* Exercise details:
Copy, from the entries below, each line in which the string "this" appears.

— begin —

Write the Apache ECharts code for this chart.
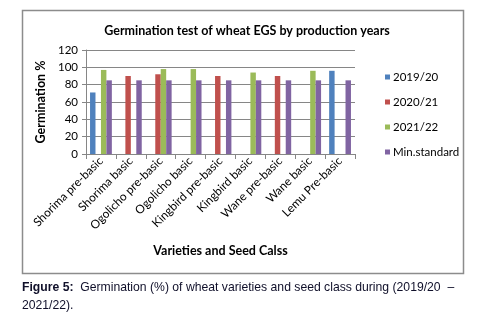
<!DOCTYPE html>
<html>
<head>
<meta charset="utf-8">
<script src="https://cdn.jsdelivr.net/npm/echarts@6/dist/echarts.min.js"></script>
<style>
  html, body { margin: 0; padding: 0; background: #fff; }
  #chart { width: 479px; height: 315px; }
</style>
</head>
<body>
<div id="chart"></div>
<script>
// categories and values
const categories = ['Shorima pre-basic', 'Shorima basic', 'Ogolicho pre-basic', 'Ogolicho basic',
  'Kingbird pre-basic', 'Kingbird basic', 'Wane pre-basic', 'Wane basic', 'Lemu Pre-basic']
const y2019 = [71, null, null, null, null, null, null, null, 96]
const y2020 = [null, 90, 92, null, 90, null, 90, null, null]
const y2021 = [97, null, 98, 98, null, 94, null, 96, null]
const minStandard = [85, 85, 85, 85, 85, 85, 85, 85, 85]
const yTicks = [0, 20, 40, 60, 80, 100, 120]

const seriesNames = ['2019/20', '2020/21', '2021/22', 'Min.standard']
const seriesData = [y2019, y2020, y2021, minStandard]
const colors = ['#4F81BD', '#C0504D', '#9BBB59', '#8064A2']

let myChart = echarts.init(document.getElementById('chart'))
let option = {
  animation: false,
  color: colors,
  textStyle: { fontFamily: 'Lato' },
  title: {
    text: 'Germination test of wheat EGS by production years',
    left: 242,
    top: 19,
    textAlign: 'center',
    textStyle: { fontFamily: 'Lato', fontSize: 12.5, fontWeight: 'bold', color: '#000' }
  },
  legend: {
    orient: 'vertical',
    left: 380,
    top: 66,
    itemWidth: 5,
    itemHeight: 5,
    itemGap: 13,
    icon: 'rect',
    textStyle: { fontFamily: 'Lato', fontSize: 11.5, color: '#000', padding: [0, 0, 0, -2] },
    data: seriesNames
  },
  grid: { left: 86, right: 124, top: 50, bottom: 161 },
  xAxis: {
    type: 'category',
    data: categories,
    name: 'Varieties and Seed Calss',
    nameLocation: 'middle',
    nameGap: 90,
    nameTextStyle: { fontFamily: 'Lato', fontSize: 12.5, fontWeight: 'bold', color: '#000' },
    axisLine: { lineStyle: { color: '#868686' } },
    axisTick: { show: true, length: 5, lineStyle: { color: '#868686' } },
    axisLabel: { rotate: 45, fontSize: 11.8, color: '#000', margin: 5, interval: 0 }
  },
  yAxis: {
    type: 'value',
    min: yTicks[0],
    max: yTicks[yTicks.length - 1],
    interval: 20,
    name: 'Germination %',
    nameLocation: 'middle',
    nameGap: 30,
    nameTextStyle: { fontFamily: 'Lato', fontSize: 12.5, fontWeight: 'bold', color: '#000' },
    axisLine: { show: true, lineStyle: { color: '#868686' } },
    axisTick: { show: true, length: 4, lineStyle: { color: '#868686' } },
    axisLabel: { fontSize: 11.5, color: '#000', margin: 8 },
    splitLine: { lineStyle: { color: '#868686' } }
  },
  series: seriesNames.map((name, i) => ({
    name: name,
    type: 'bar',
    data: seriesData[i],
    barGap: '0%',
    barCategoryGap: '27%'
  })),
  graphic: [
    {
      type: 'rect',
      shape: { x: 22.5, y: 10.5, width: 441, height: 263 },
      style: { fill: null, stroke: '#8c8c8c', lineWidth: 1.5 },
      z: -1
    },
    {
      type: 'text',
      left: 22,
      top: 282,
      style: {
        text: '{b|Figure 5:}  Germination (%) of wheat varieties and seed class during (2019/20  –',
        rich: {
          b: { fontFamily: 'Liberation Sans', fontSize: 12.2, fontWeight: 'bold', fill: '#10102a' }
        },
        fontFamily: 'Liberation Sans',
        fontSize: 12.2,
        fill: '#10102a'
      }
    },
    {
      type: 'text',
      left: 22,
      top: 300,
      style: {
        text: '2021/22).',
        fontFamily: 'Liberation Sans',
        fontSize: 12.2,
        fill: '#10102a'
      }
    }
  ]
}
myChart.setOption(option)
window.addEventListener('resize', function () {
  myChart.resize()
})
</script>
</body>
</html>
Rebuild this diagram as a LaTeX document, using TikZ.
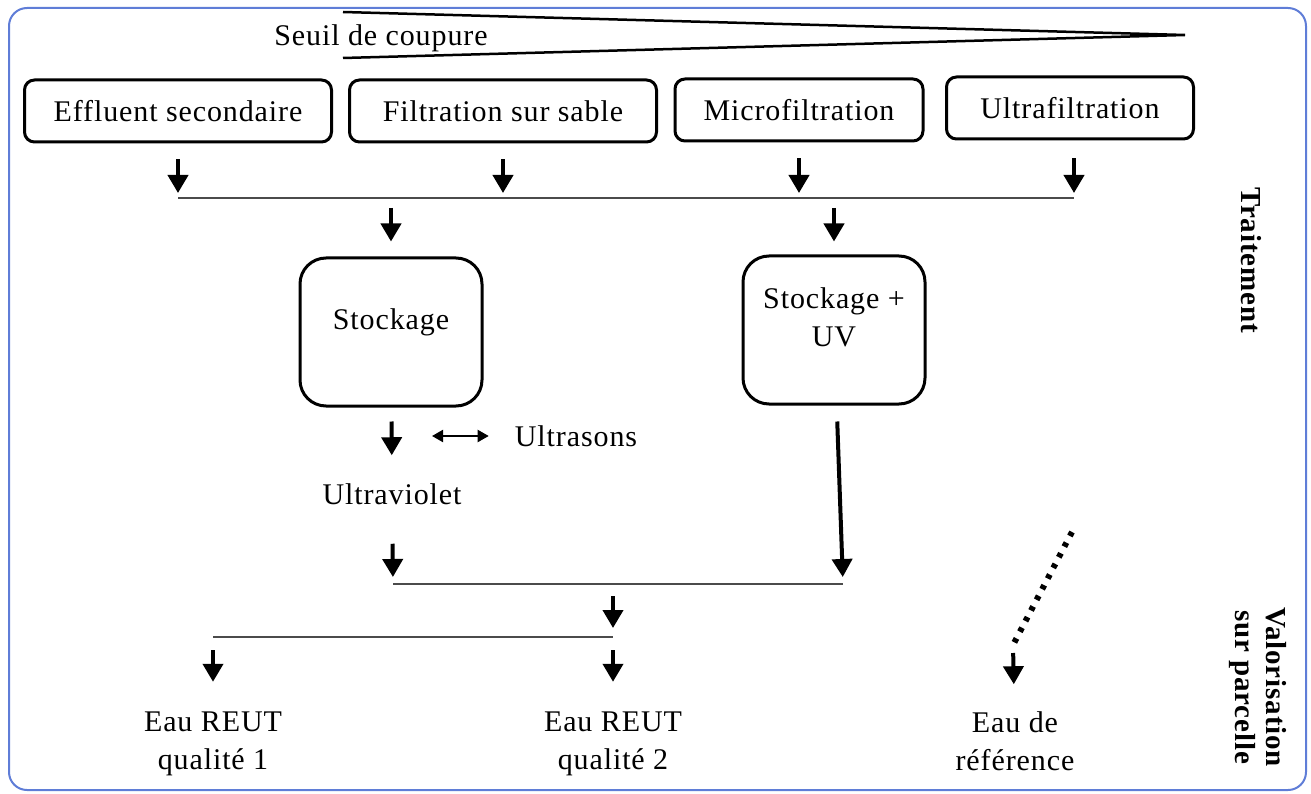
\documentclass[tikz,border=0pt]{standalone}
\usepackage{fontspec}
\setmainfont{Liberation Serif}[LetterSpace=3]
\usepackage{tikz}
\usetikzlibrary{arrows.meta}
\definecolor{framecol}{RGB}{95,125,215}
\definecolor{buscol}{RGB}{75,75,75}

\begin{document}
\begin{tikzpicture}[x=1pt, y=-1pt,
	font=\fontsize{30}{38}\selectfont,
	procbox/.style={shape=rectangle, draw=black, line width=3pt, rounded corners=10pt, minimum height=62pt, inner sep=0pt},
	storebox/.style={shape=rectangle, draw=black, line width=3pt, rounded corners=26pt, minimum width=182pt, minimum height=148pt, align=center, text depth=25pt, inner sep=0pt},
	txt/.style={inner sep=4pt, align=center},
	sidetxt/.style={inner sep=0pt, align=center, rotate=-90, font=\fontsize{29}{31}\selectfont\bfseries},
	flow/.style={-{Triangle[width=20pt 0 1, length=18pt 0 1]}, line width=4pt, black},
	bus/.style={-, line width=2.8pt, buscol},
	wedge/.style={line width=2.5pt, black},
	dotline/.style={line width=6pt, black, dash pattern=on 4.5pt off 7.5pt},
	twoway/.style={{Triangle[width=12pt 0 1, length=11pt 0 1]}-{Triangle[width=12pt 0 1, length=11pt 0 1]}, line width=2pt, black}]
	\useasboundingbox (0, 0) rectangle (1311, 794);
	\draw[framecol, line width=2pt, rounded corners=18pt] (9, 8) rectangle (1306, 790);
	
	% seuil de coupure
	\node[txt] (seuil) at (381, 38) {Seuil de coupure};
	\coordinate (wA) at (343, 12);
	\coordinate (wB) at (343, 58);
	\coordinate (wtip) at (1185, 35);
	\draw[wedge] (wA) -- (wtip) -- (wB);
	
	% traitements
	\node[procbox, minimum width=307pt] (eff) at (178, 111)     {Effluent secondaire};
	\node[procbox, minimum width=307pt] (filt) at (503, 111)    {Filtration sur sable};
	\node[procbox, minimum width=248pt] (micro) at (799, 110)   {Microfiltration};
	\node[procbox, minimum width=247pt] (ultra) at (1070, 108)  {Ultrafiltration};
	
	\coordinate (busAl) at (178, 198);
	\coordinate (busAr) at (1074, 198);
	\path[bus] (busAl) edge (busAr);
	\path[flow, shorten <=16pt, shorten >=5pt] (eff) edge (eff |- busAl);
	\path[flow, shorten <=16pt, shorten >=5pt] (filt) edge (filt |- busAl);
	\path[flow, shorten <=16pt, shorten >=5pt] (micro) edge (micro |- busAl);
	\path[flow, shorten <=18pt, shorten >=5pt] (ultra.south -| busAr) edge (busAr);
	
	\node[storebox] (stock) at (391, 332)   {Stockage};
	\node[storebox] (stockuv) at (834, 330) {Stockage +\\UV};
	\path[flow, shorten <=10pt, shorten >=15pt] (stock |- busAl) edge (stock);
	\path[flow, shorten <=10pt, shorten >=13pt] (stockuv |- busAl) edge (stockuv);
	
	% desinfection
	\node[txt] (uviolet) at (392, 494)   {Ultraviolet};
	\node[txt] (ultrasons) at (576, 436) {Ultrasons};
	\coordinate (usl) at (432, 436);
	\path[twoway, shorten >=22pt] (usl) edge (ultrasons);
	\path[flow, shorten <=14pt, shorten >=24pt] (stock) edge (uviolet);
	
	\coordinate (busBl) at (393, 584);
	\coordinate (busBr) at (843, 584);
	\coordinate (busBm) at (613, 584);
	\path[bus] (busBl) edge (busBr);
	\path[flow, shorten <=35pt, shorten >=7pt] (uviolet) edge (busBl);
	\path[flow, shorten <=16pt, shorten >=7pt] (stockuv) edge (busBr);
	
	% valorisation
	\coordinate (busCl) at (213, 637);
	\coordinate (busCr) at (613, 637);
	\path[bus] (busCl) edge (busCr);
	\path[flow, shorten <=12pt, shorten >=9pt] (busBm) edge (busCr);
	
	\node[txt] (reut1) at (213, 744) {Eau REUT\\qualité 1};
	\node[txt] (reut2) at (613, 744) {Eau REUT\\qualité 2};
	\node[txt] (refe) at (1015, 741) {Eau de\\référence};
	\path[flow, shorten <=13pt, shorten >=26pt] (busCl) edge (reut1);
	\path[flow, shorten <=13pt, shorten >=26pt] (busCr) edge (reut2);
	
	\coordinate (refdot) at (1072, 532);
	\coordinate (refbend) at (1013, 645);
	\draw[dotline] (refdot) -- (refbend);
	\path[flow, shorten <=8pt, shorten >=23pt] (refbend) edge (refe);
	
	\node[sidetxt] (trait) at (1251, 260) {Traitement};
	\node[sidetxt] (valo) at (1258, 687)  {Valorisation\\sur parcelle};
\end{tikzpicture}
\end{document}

— end —

* Full output:
Write the Apache ECharts code for this chart.
Rebuild this diagram as a LaTeX document, using TikZ.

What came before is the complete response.